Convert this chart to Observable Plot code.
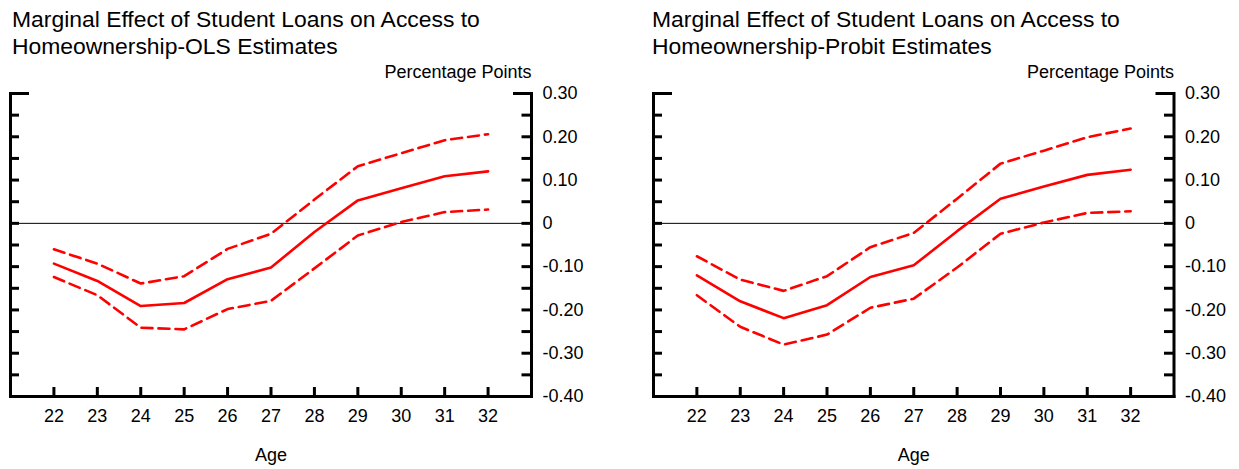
<!DOCTYPE html>
<html><head><meta charset="utf-8">
<script src="https://cdn.jsdelivr.net/npm/d3@7"></script>
<script src="https://cdn.jsdelivr.net/npm/@observablehq/plot@0.6"></script>
<style>
body{margin:0;background:#fff;font-family:"Liberation Sans",Arial,sans-serif;}
#wrap{position:relative;width:1239px;height:469px;overflow:hidden;background:#fff}
.title{position:absolute;font-size:22.9px;line-height:27px;color:#000;white-space:nowrap}
.panel{position:absolute;top:60px}
</style></head><body>
<div id="wrap">
  <div class="title" style="left:12px;top:5.5px">Marginal Effect of Student Loans on Access to<br>Homeownership-OLS Estimates</div>
  <div class="title" style="left:652px;top:5.5px">Marginal Effect of Student Loans on Access to<br>Homeownership-Probit Estimates</div>
  <div class="panel" id="p1" style="left:0px"></div>
  <div class="panel" id="p2" style="left:620px"></div>
</div>
<script>
const ages = [22, 23, 24, 25, 26, 27, 28, 29, 30, 31, 32];

const olsEstimate = [-0.093, -0.133, -0.191, -0.184, -0.129, -0.102, -0.020, 0.053, 0.081, 0.109, 0.120];
const olsUpper    = [-0.060, -0.093, -0.139, -0.122, -0.059, -0.024, 0.055, 0.132, 0.162, 0.192, 0.206];
const olsLower    = [-0.124, -0.166, -0.241, -0.245, -0.198, -0.179, -0.104, -0.028, 0.003, 0.026, 0.032];

const probitEstimate = [-0.120, -0.180, -0.219, -0.189, -0.124, -0.097, -0.018, 0.057, 0.085, 0.112, 0.124];
const probitUpper    = [-0.076, -0.130, -0.156, -0.122, -0.055, -0.022, 0.057, 0.138, 0.168, 0.199, 0.219];
const probitLower    = [-0.166, -0.239, -0.280, -0.257, -0.195, -0.174, -0.102, -0.024, 0.002, 0.024, 0.028];

const yTickValues = [0.30, 0.20, 0.10, 0, -0.10, -0.20, -0.30, -0.40];
const yTickLabels = ["0.30", "0.20", "0.10", "0", "-0.10", "-0.20", "-0.30", "-0.40"];
const yMinorTicks = [0.25, 0.20, 0.15, 0.10, 0.05, 0, -0.05, -0.10, -0.15, -0.20, -0.25, -0.30, -0.35, -0.40];
const yTopTick = [0.30];

const FONT = "Liberation Sans, Arial, sans-serif";
const RED = "#ff0000";
const FS = 18;

function panel(est, up, lo, width, ml, mr) {
  const data = ages.map((a, i) => ({age: a, est: est[i], up: up[i], lo: lo[i]}));
  return Plot.plot({
    width, height: 409,
    marginTop: 33, marginBottom: 73, marginLeft: ml, marginRight: mr,
    style: {fontFamily: FONT, fontSize: FS + "px", color: "#000", background: "#fff", overflow: "visible"},
    x: {domain: [21, 33], axis: null},
    y: {domain: [-0.40, 0.30], axis: null},
    marks: [
      Plot.ruleY([0], {stroke: "#000", strokeWidth: 1}),
      Plot.line(data, {x: "age", y: "up", stroke: RED, strokeWidth: 2.6, strokeDasharray: "11,6"}),
      Plot.line(data, {x: "age", y: "lo", stroke: RED, strokeWidth: 2.6, strokeDasharray: "11,6"}),
      Plot.line(data, {x: "age", y: "est", stroke: RED, strokeWidth: 2.6}),
      Plot.frame({anchor: "left", stroke: "#000", strokeWidth: 3}),
      Plot.frame({anchor: "right", stroke: "#000", strokeWidth: 3}),
      Plot.frame({anchor: "bottom", stroke: "#000", strokeWidth: 3}),
      Plot.axisY(yMinorTicks, {anchor: "left", tickSize: -9, fill: "none", strokeWidth: 3, label: null}),
      Plot.axisY(yMinorTicks, {anchor: "right", tickSize: -10.5, fill: "none", strokeWidth: 3, label: null}),
      Plot.axisY(yTopTick, {anchor: "left", tickSize: -19, fill: "none", strokeWidth: 3, label: null}),
      Plot.axisY(yTopTick, {anchor: "right", tickSize: -19, fill: "none", strokeWidth: 3, label: null}),
      Plot.axisY(yTickValues, {anchor: "right", tickSize: 0, tickPadding: 11, stroke: "none", fill: "#000", label: null,
        fontSize: FS, textAnchor: "start", tickFormat: d => yTickLabels[yTickValues.indexOf(d)]}),
      Plot.axisX(ages, {anchor: "bottom", tickSize: -9, fill: "none", strokeWidth: 3, label: null}),
      Plot.axisX(ages, {anchor: "bottom", tickSize: 0, tickPadding: 13, stroke: "none", fill: "#000", label: null,
        fontSize: FS, tickFormat: d => String(d)}),
      Plot.text(["Percentage Points"], {frameAnchor: "top-right", dy: -21, textAnchor: "end", lineAnchor: "middle", fontSize: FS, fill: "#000"}),
      Plot.text(["Age"], {frameAnchor: "bottom", dy: 59, textAnchor: "middle", lineAnchor: "middle", fontSize: FS, fill: "#000"})
    ]
  });
}

document.getElementById("p1").appendChild(panel(olsEstimate, olsUpper, olsLower, 620, 10, 89));
document.getElementById("p2").appendChild(panel(probitEstimate, probitUpper, probitLower, 619, 33, 65.5));
</script>
</body></html>
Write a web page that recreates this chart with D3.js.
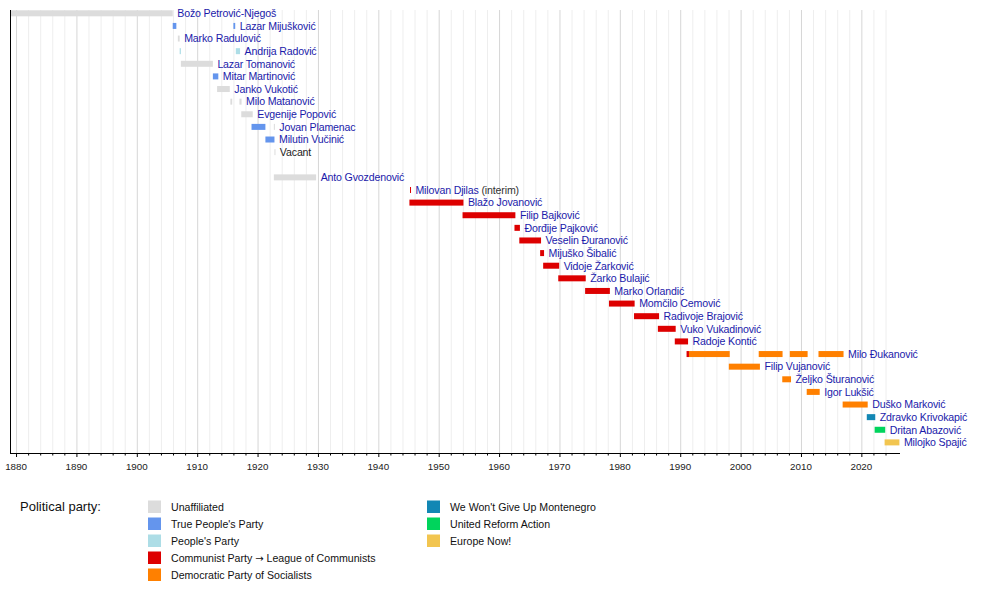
<!DOCTYPE html>
<html>
<head>
<meta charset="utf-8">
<script src="https://cdn.jsdelivr.net/npm/d3@7"></script>
<style>
  body { margin: 0; background: #fff; }
  text { font-family: "Liberation Sans", Arial, sans-serif; }
</style>
</head>
<body>
<svg id="chart" width="1000" height="592"></svg>
<script>
// Prime ministers, one row each (row 12 is left empty in the original)
var names = [
    'Božo Petrović-Njegoš', 'Lazar Mijušković', 'Marko Radulović', 'Andrija Radović',
    'Lazar Tomanović', 'Mitar Martinović', 'Janko Vukotić', 'Milo Matanović',
    'Evgenije Popović', 'Jovan Plamenac', 'Milutin Vučinić', 'Vacant', '',
    'Anto Gvozdenović', 'Milovan Djilas', 'Blažo Jovanović', 'Filip Bajković',
    'Đorđije Pajković', 'Veselin Đuranović', 'Mijuško Šibalić', 'Vidoje Žarković',
    'Žarko Bulajić', 'Marko Orlandić', 'Momčilo Cemović', 'Radivoje Brajović',
    'Vuko Vukadinović', 'Radoje Kontić', 'Milo Đukanović', 'Filip Vujanović',
    'Željko Šturanović', 'Igor Lukšić', 'Duško Marković', 'Zdravko Krivokapić',
    'Dritan Abazović', 'Milojko Spajić'
];

var parties = [
    'Unaffiliated', 'True People\'s Party', 'People\'s Party',
    'Communist Party \u2192 League of Communists', 'Democratic Party of Socialists',
    'We Won\'t Give Up Montenegro', 'United Reform Action', 'Europe Now!'
];
var partyColors = ['#dcdcdc', '#6495ed', '#addde6', '#dd0000', '#ff8000', '#1287b4', '#00d45c', '#f2c550'];

// terms: [row, from, to, party index]
var terms = [
    [0, 1879.1, 1905.95, 0],
    [1, 1905.95, 1906.55, 1], [1, 1916.0, 1916.3, 1],
    [2, 1906.8, 1907.1, 0],
    [3, 1907.1, 1907.3, 2], [3, 1916.4, 1917.1, 2],
    [4, 1907.3, 1912.6, 0],
    [5, 1912.6, 1913.5, 1],
    [6, 1913.3, 1915.4, 0],
    [7, 1915.5, 1915.8, 0], [7, 1917.0, 1917.35, 0],
    [8, 1917.3, 1919.2, 0],
    [9, 1919.0, 1921.3, 1], [9, 1922.7, 1922.85, 0],
    [10, 1921.3, 1922.8, 1],
    [11, 1922.8, 1922.95, 0],
    [13, 1922.7, 1929.7, 0],
    [14, 1945.25, 1945.4, 3],
    [15, 1945.15, 1954.1, 3],
    [16, 1953.95, 1962.7, 3],
    [17, 1962.55, 1963.45, 3],
    [18, 1963.35, 1966.95, 3],
    [19, 1966.8, 1967.45, 3],
    [20, 1967.3, 1969.95, 3],
    [21, 1969.8, 1974.35, 3],
    [22, 1974.25, 1978.35, 3],
    [23, 1978.2, 1982.45, 3],
    [24, 1982.35, 1986.5, 3],
    [25, 1986.3, 1989.25, 3],
    [26, 1989.1, 1991.3, 3],
    [27, 1991.05, 1991.45, 3], [27, 1991.45, 1998.2, 4], [27, 2003.0, 2006.95, 4],
    [27, 2008.15, 2011.1, 4], [27, 2012.9, 2017.05, 4],
    [28, 1998.05, 2003.2, 4],
    [29, 2006.9, 2008.35, 4],
    [30, 2010.95, 2013.1, 4],
    [31, 2016.9, 2021.05, 4],
    [32, 2020.9, 2022.3, 5],
    [33, 2022.2, 2023.95, 6],
    [34, 2023.85, 2026.3, 7]
];

var interimRows = [14];
var plainRows = [11];

var svg = d3.select('#chart');
var plot = {l: 10, r: 900, t: 10, b: 453};

var x = d3.scaleLinear().domain([1879, 2026.4]).range([plot.l, plot.r]);
var y = d3.scaleBand().domain(d3.range(names.length)).range([7, 448.7]);

// grid lines, one every two years, darker at each decade
var gridG = svg.append('g').attr('class', 'grid');
gridG.selectAll('line')
    .data(d3.range(1880, 2026, 2))
    .enter()
    .append('line')
    .attr('x1', function(d){ return x(d) + 0.5; })
    .attr('x2', function(d){ return x(d) + 0.5; })
    .attr('y1', plot.t)
    .attr('y2', plot.b)
    .attr('stroke', function(d){ return d % 10 === 0 ? '#d6d6d6' : '#eeeeee'; })
    .attr('stroke-width', 1);

// bars
svg.append('g').selectAll('rect')
    .data(terms)
    .enter()
    .append('rect')
    .attr('x', function(d){ return x(d[1]); })
    .attr('width', function(d){ return Math.max(1, x(d[2]) - x(d[1])); })
    .attr('y', function(d){ return y(d[0]) + y.bandwidth()/2 - 3; })
    .attr('height', 6)
    .attr('fill', function(d){ return partyColors[d[3]]; });

// names after the last term of each row
var labels = svg.append('g').selectAll('text')
    .data(names.map(function(n, i){ return {name: n, row: i}; }).filter(function(d){ return d.name; }))
    .enter()
    .append('text')
    .attr('x', function(d){
        var ends = terms.filter(function(t){ return t[0] === d.row; }).map(function(t){ return t[2]; });
        return x(d3.max(ends)) + 4.5;
    })
    .attr('y', function(d){ return y(d.row) + y.bandwidth()/2 + 3.8; })
    .style('font-size', '10.6px')
    .style('letter-spacing', '-0.15px')
    .attr('fill', function(d){ return plainRows.indexOf(d.row) >= 0 ? '#222' : '#1a1aaa'; });

labels.append('tspan').text(function(d){ return d.name; });
labels.filter(function(d){ return interimRows.indexOf(d.row) >= 0; })
    .append('tspan')
    .attr('fill', '#333')
    .text(' (interim)');

// axes
svg.append('line')
    .attr('x1', plot.l + 0.5).attr('x2', plot.l + 0.5)
    .attr('y1', plot.t).attr('y2', plot.b)
    .attr('stroke', '#000');

var axisG = svg.append('g')
    .attr('transform', 'translate(0,' + plot.b + ')');
axisG.append('line')
    .attr('x1', plot.l).attr('x2', plot.r)
    .attr('y1', 0.5).attr('y2', 0.5)
    .attr('stroke', '#000');
axisG.selectAll('.minor')
    .data(d3.range(1880, 2026, 2))
    .enter()
    .append('line')
    .attr('class', 'minor')
    .attr('x1', function(d){ return x(d) + 0.5; })
    .attr('x2', function(d){ return x(d) + 0.5; })
    .attr('y1', 0)
    .attr('y2', function(d){ return d % 10 === 0 ? 4 : 2.5; })
    .attr('stroke', '#000');

var tickYears = d3.range(1880, 2021, 10);
axisG.selectAll('.ticklabel')
    .data(tickYears)
    .enter()
    .append('text')
    .attr('class', 'ticklabel')
    .attr('x', function(d){ return x(d); })
    .attr('y', 17)
    .attr('text-anchor', 'middle')
    .style('font-size', '9.8px')
    .attr('fill', '#222')
    .text(function(d){ return d; });

// legend
var legendG = svg.append('g').attr('class', 'legend');
legendG.append('text')
    .attr('x', 20)
    .attr('y', 511)
    .style('font-size', '13px')
    .attr('fill', '#111')
    .text('Political party:');

var legendItems = legendG.selectAll('.item')
    .data(parties)
    .enter()
    .append('g')
    .attr('class', 'item')
    .attr('transform', function(d, i){
        var col = i < 5 ? 0 : 1;
        var row = i < 5 ? i : i - 5;
        return 'translate(' + (col === 0 ? 148 : 427) + ',' + (500.5 + row * 17) + ')';
    });
legendItems.append('rect')
    .attr('width', 13)
    .attr('height', 12.5)
    .attr('fill', function(d, i){ return partyColors[i]; });
var legendText = legendItems.append('text')
    .attr('x', 23)
    .attr('y', 10.5)
    .style('font-size', '10.6px')
    .attr('fill', '#111');
// the arrow glyph is drawn from DejaVu, it is longer there
legendText.each(function(d){
    var t = d3.select(this);
    d.split('\u2192').forEach(function(part, k){
        if (k > 0) {
            t.append('tspan').style('font-family', 'DejaVu Sans').style('font-size', '10px').text('\u2192');
        }
        t.append('tspan').text(part);
    });
});
</script>
</body>
</html>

**Task**.
Write down every line from the opening of the listing to the line with "30, 31, 32];", both included, and nothing else; the pictures are omitted.

**Response below**.
Convert this chart to Observable Plot code.
<!DOCTYPE html>
<html><head><meta charset="utf-8">
<script src="https://cdn.jsdelivr.net/npm/d3@7"></script>
<script src="https://cdn.jsdelivr.net/npm/@observablehq/plot@0.6"></script>
<style>
body{margin:0;background:#fff;font-family:"Liberation Sans",Arial,sans-serif;}
#wrap{position:relative;width:1239px;height:469px;overflow:hidden;background:#fff}
.title{position:absolute;font-size:22.9px;line-height:27px;color:#000;white-space:nowrap}
.panel{position:absolute;top:60px}
</style></head><body>
<div id="wrap">
  <div class="title" style="left:12px;top:5.5px">Marginal Effect of Student Loans on Access to<br>Homeownership-OLS Estimates</div>
  <div class="title" style="left:652px;top:5.5px">Marginal Effect of Student Loans on Access to<br>Homeownership-Probit Estimates</div>
  <div class="panel" id="p1" style="left:0px"></div>
  <div class="panel" id="p2" style="left:620px"></div>
</div>
<script>
const ages = [22, 23, 24, 25, 26, 27, 28, 29, 30, 31, 32];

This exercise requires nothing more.